Cristian Andersen

MILK & HONEY ON 3rd ROAD.

What is art all about? It’s about soul, about spirit and emotions, beauty, fantasy and illusion, harmony and energy. In essence, it’s about us humans and our place in this world. And about the fact that life is short, precarious even, a constant flow filled with crises and defined by fate. That’s what we have to face up to.

Art in its traditional sense, devoted to ideals of beauty, is so much larger than life itself, giving all the uncertainty that surrounds us a sense of grandeur and permanence. Fragments on the other hand levitate; they entail the possibility of being a part of something that was once whole, a starting point perhaps of an incomplete creation. With all that is unfinished, temporary and commonplace, including even the trash we are confronted with day to day, it is this fragment that creates a dynamic of perception.
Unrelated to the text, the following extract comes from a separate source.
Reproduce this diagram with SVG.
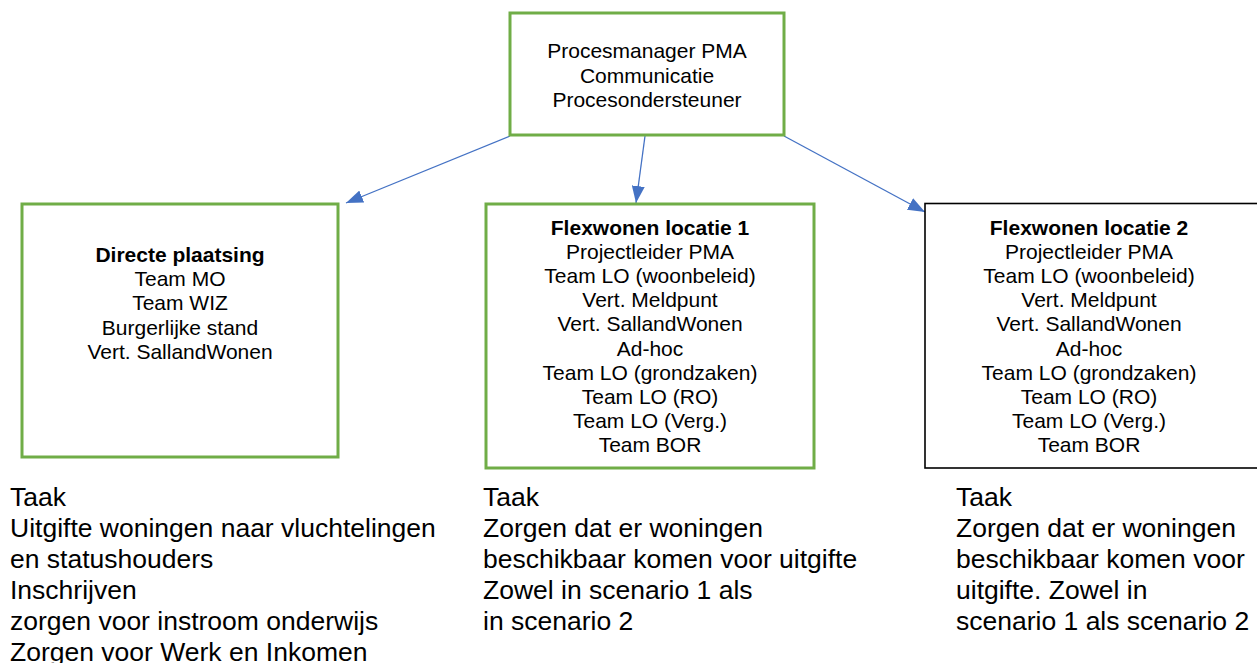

Hence it is not surprising that artists have experimented with elements of trash or worked with poor materials, combining them into assemblages, fashioning works of Pop and sublimating these into a Merzian heaven.
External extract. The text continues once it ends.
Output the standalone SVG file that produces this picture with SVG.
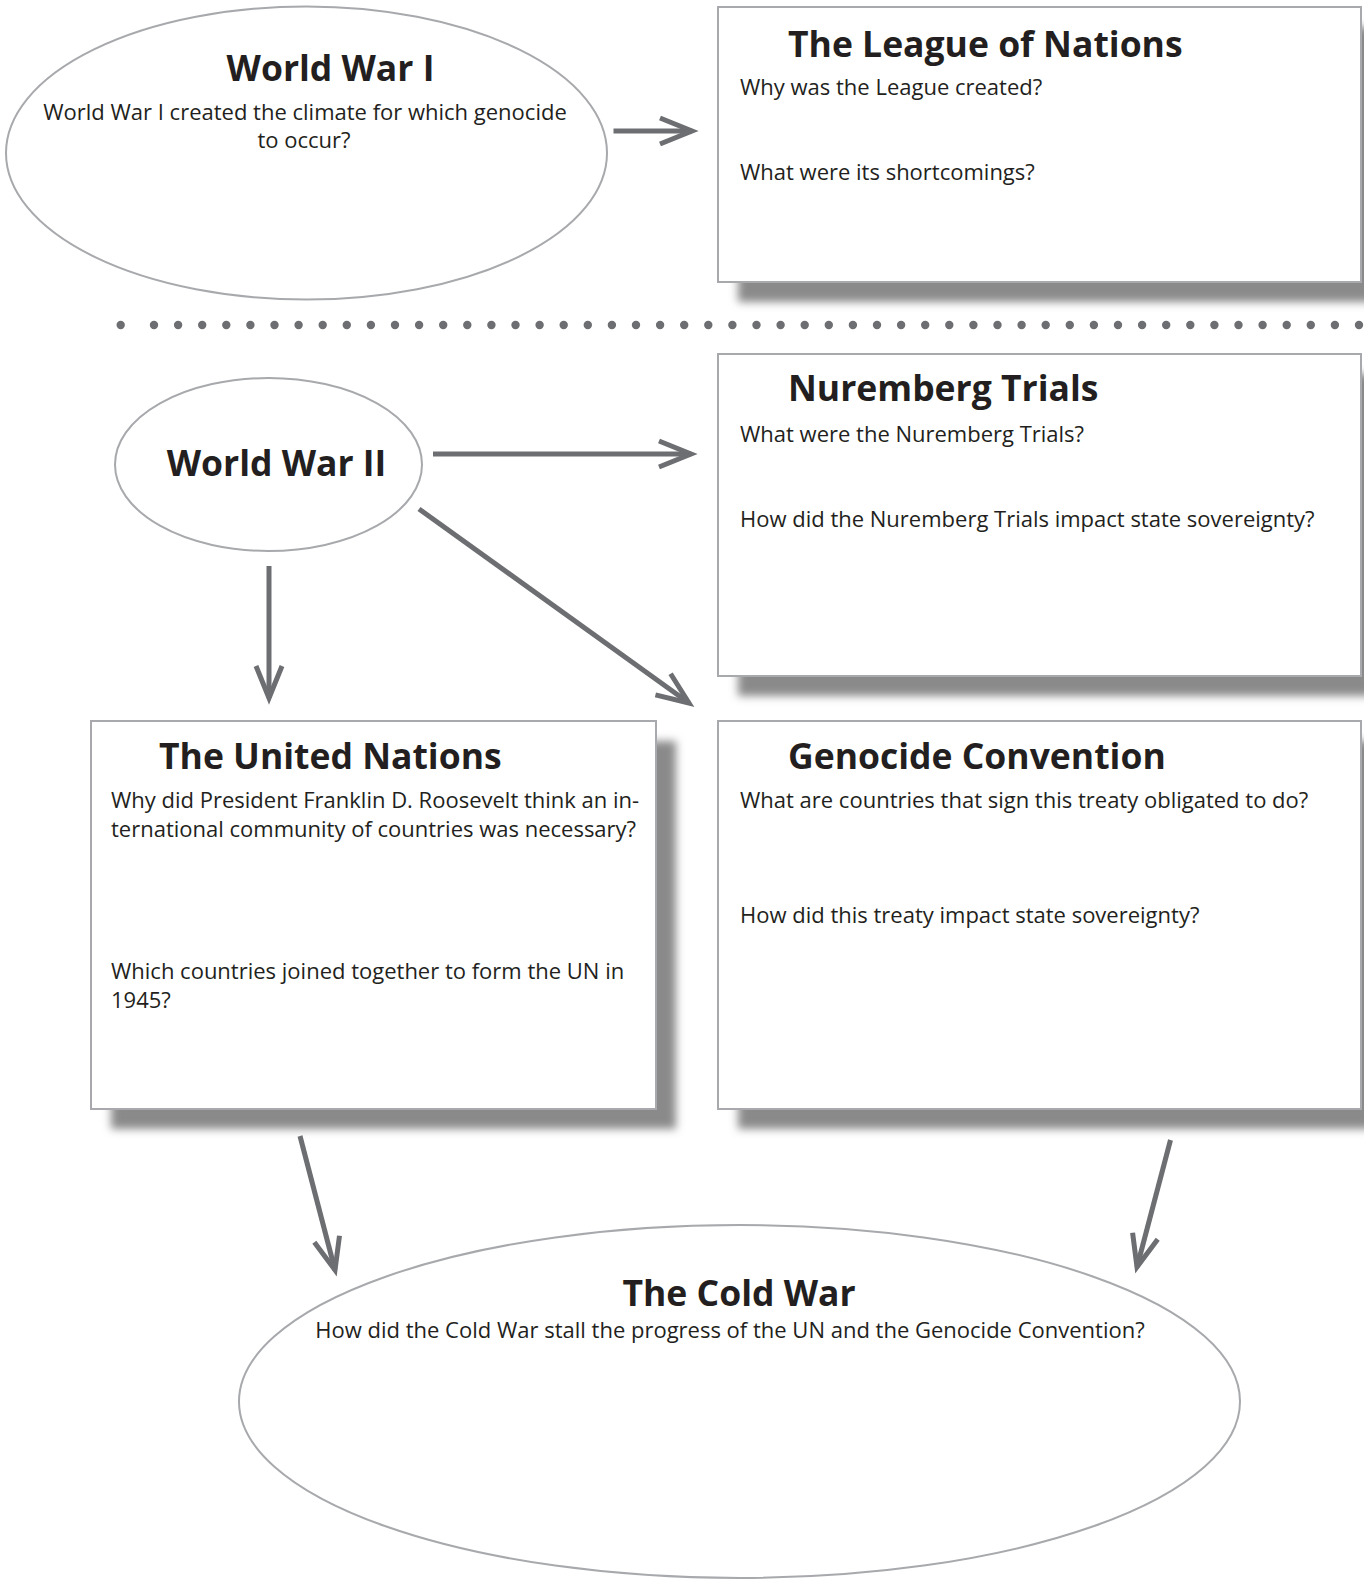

Cristian Andersen (*1974, Denmark) continues this tradition, yet not exclusively. His sculptures come into being through an accumulation of steps, the first of which is a putting together of various “objets trouvés.” Figuratively narrative elements, such as a tennis ball, dice perhaps, or a popcorn even, are fused with constructively abstract – post-minimal – industrial materials, such as rigid Sagex foam or expanded materials that have been taken apart into approximate pieces and at times even bear the marks of previous use. Spatially pegging the room and determining its plasticity, Andersen fits together these parts and elements: front, back, up, down. In a next step he creates silicon negatives of these sculptures. Complex scaffolds of sorts encase these moulds that are then filled with a partially pigmented, highly dense and self-curing industrial ceramic. The “copies” that emerge from this process become the new originals, which play an intriguing game of mimicry with the porcelain-like ceramics, deceivingly acting the part of the original foam. Only when touching them do we realise the immense weight and compactness of these casts; tapping these brings forth an almost metallic sound. As a result, actual fragments have been transformed into blocks of complex surfaces. The pastiche of the original sculpture enters a new material existence, the casting of which encapsulates decay, destruction and loss, while the combined relics settle within the storage medium of ceramics.

The result, we might say, is a new whole. The added pigments abstract the artwork by blurring the lines between the various original elements. What we see is neither a collage nor a reconstruction. The artistic process converts the forgotten and lost, the banal and destroyed into a new order of material unity and identity that appears to have a life of its own. This too may be nothing but an illusion, but technically as well as conceptually illusions are highly complex and fragile.